Though it may be tempting to immediately jump ship, it is important to maintain a positive relationship with your (soon to be) former employer. It is standard to provide your employer with two-weeks’ notice before your official last day of work with them. We’ve created a short template of a resignation letter for your use:

Dear [your boss’ Name],

Please accept this letter as formal notification that I am resigning from my position as [position title] with [Company Name]. My last day will be [your last day— 2 weeks from the date you give notice].

Thank you so much for the opportunity to work in this position for the past [amount of time you’ve been in the role]. I’ve greatly enjoyed and appreciated the opportunities I’ve had to [a few of your favorite job responsibilities], and I’ve learned [a few specific things you’ve learned on the job], all of which I will take with me throughout my career.

During my last two weeks, I’ll do everything possible to wrap up my duties and train other team members. Please let me know if there’s anything else I can do to aid during the transition.

I wish the company continued success, and hope to stay in touch.


[your name]


In a last-ditch effort to keep you around, your boss presents you with a counteroffer. Though it may be a great pay-raise, perhaps even better than your new job, it’s important to consider many factors when deciding whether to accept the counteroffer.

It’s important to understand why employers make counteroffers. It’s easy to take it as flattery to be offered a higher salary, but if your employer truly valued you, they would have offered you a raise before you delivered your resignation letter.

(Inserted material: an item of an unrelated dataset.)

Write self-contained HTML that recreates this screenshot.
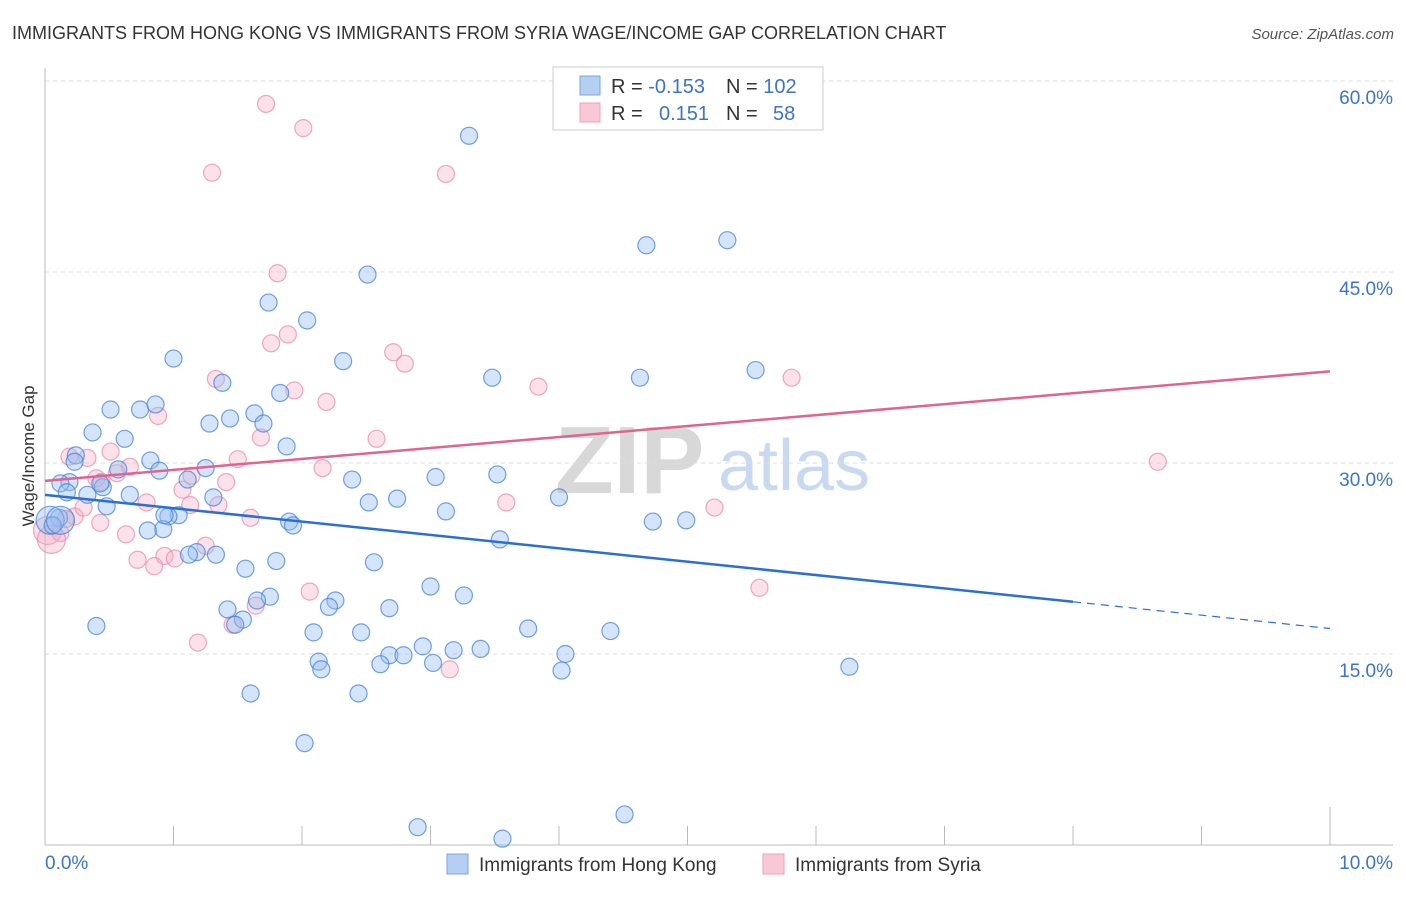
<!DOCTYPE html>
<html><head><meta charset="utf-8">
<style>
body{margin:0;background:#fff;font-family:"Liberation Sans",sans-serif;}
svg text{font-family:"Liberation Sans",sans-serif;}
</style></head>
<body>
<svg id="chart" width="1406" height="892" xmlns="http://www.w3.org/2000/svg">
<text x="12" y="39" font-size="18" fill="#333">IMMIGRANTS FROM HONG KONG VS IMMIGRANTS FROM SYRIA WAGE/INCOME GAP CORRELATION CHART</text>
<text x="1394" y="39" font-size="15" fill="#555" font-style="italic" text-anchor="end">Source: ZipAtlas.com</text>
<g>
<text x="555" y="493" font-size="96" fill="#d8d8d8" font-family="Liberation Serif,serif" font-weight="bold">ZIP</text>
<text x="718" y="490" font-size="72" fill="#c9daf0">atlas</text>
</g>
<g id="grid"></g>
<g id="axes"></g>
<g id="marks"></g>
<g id="trends"></g>
<text transform="translate(34,456) rotate(-90)" font-size="17" fill="#333" text-anchor="middle">Wage/Income Gap</text>
<g>
<rect x="553" y="67" width="270" height="63" fill="#fff" stroke="#ccc"/>
<rect x="580" y="76" width="20" height="19" fill="#b4cff2" stroke="#7aa6e0"/>
<rect x="580" y="103" width="20" height="19" fill="#f8c8d7" stroke="#eba3ba"/>
<text x="611" y="93" font-size="20" fill="#333">R = <tspan fill="#3b74cc">-0.153</tspan></text>
<text x="726" y="93" font-size="20" fill="#333">N = <tspan fill="#3b74cc">102</tspan></text>
<text x="611" y="120" font-size="20" fill="#333">R = <tspan fill="#3b74cc" x="659">0.151</tspan></text>
<text x="726" y="120" font-size="20" fill="#333">N = <tspan fill="#3b74cc" x="773">58</tspan></text>
</g>
<g>
<rect x="447" y="854" width="21" height="20" fill="#b4cff2" stroke="#7aa6e0"/>
<text x="479" y="871" font-size="19" fill="#333">Immigrants from Hong Kong</text>
<rect x="763" y="854" width="21" height="20" fill="#f8c8d7" stroke="#eba3ba"/>
<text x="795" y="871" font-size="19" fill="#333">Immigrants from Syria</text>
</g>
</svg>
<script>
const yTicks=[15,30,45,60];
const yTickLabels=["15.0%","30.0%","45.0%","60.0%"];
const xTicks=[0,1,2,3,4,5,6,7,8,9,10];
const xEndLabels=["0.0%","10.0%"];
const hkX=[3.30,5.31,4.68,2.51,1.74,2.04,1.00,2.32,5.53,3.48,4.63,1.38,1.83,0.51,0.74,0.86,1.63,1.44,1.28,1.70,0.37,0.62,1.88,0.24,0.82,0.57,0.89,1.25,3.52,3.04,2.39,1.11,0.19,0.12,0.45,0.17,0.33,0.66,1.31,4.00,2.74,2.52,0.48,3.12,1.04,0.96,0.11,0.04,1.90,0.06,1.93,0.92,0.80,4.73,4.99,3.54,1.18,1.12,1.33,1.80,2.56,1.56,3.00,3.26,1.75,1.65,2.26,2.21,2.68,1.42,1.54,1.48,0.40,3.76,4.40,2.09,2.46,2.94,3.18,4.05,3.39,2.68,2.79,2.13,2.15,2.61,3.02,4.02,6.26,1.60,2.44,2.02,2.90,4.51,3.56,0.12,0.43,0.23,0.93];
const hkY=[55.7,47.5,47.1,44.8,42.6,41.2,38.2,38.0,37.3,36.7,36.7,36.3,35.5,34.2,34.2,34.6,33.9,33.5,33.1,33.1,32.4,31.9,31.3,30.6,30.2,29.5,29.4,29.6,29.1,28.9,28.7,28.7,28.5,28.4,28.1,27.7,27.5,27.5,27.3,27.3,27.2,26.9,26.6,26.2,25.9,25.8,25.7,25.5,25.4,25.1,25.1,24.8,24.7,25.4,25.5,24.0,23.0,22.8,22.8,22.3,22.2,21.7,20.3,19.6,19.5,19.2,19.2,18.7,18.6,18.5,17.7,17.3,17.2,17.0,16.8,16.7,16.7,15.6,15.3,15.0,15.4,14.9,14.9,14.4,13.8,14.2,14.3,13.7,14.0,11.9,11.9,8.0,1.4,2.4,0.5,25.5,28.4,30.1,25.9];
const syX=[1.72,2.01,1.30,3.12,1.81,1.89,1.76,2.71,2.80,1.33,1.94,3.84,5.81,2.19,0.88,1.68,2.58,0.19,0.51,1.50,0.33,2.16,0.66,8.66,0.40,0.56,1.41,1.14,1.07,0.44,0.79,1.13,3.59,5.21,1.35,0.23,0.30,1.60,0.16,0.43,0.02,0.12,0.63,0.05,1.25,0.72,0.93,1.01,0.85,2.06,5.56,1.64,1.46,1.19,3.15];
const syY=[58.2,56.3,52.8,52.7,44.9,40.1,39.4,38.7,37.8,36.6,35.7,36.0,36.7,34.8,33.7,32.0,31.9,30.5,30.9,30.3,30.4,29.6,29.7,30.1,28.8,29.2,28.5,29.0,27.9,28.5,26.9,26.7,26.9,26.5,26.7,25.8,26.5,25.7,25.6,25.3,24.7,24.5,24.4,24.0,23.5,22.4,22.7,22.5,21.9,19.9,20.2,18.8,17.3,15.9,13.8];
const hkTrend=[27.5,-1.05];   // intercept, slope
const syTrend=[28.6,0.86];
const hkSolidEnd=8;

const NS="http://www.w3.org/2000/svg";
const X0=45,X1=1330,Y0=845,PXY=191/15;
const xs=v=>X0+v*(X1-X0)/10;
const ys=v=>Y0-v*PXY;
function mk(tag,attrs,parent){const e=document.createElementNS(NS,tag);for(const k in attrs)e.setAttribute(k,attrs[k]);parent.appendChild(e);return e;}
const grid=document.getElementById('grid'),axes=document.getElementById('axes'),marks=document.getElementById('marks'),trends=document.getElementById('trends');
yTicks.forEach((t,i)=>{
  const l=mk('line',{x1:X0,x2:1393,y1:ys(t),y2:ys(t),stroke:'#ddd','stroke-dasharray':'4,4'},grid);
  
  
  const tx=mk('text',{x:1393,y:ys(t)+23,'font-size':19,fill:'#3b74cc','text-anchor':'end'},axes);
  tx.textContent=yTickLabels[i];
  
  
});
const ax=mk('line',{x1:X0,x2:X0,y1:68,y2:Y0,stroke:'#bbb'},axes);


const bx=mk('line',{x1:X0,x2:1393,y1:Y0,y2:Y0,stroke:'#bbb'},axes);


xTicks.forEach(t=>{
  const tk=mk('line',{x1:xs(t),x2:xs(t),y1:(t===10?807:826),y2:Y0,stroke:'#bbb'},axes);
  
  
});
[[0,'start',45],[10,'end',1393]].forEach((d,i)=>{
  const t=mk('text',{x:d[2],y:869,'font-size':19,fill:'#3b74cc','text-anchor':d[1]},axes);
  t.textContent=xEndLabels[i];
  
  
});
function pts(X,Y,fill,stroke,name,big){
  X.forEach((x,i)=>{
    const c=mk('circle',{cx:xs(x),cy:ys(Y[i]),r:big.includes(i)?14:8.5,fill:fill,stroke:stroke,'stroke-width':1.2},marks);
    
    
  });
}
pts(syX,syY,'rgba(244,170,195,0.35)','rgba(232,140,172,0.75)','point-syria',[40,43]);
pts(hkX,hkY,'rgba(150,190,240,0.4)','rgba(70,130,215,0.75)','point-hong-kong',[95,47]);
const f=(tr,x)=>tr[0]+tr[1]*x;
const s1=mk('line',{x1:xs(0),y1:ys(f(hkTrend,0)),x2:xs(hkSolidEnd),y2:ys(f(hkTrend,hkSolidEnd)),stroke:'#2a6fd6','stroke-width':2.5},trends);


const s2=mk('line',{x1:xs(hkSolidEnd),y1:ys(f(hkTrend,hkSolidEnd)),x2:xs(10),y2:ys(f(hkTrend,10)),stroke:'#2a6fd6','stroke-width':1.2,'stroke-dasharray':'8,6'},trends);


const s3=mk('line',{x1:xs(0),y1:ys(f(syTrend,0)),x2:xs(10),y2:ys(f(syTrend,10)),stroke:'#e0648f','stroke-width':2.5},trends);


</script>
</body></html>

Most of the time, employers use counteroffers as a way to buy time to find your replacement before letting you go. Loyalty has been breached- no employer wants to have an employee that tried to leave the company.

Our Advice? Don’t take the bait. Studies show that the vast majority of people that accept counter-offers are either terminated or resign within 6-12 months. Respectfully decline the counteroffer and carry out your final two weeks of work.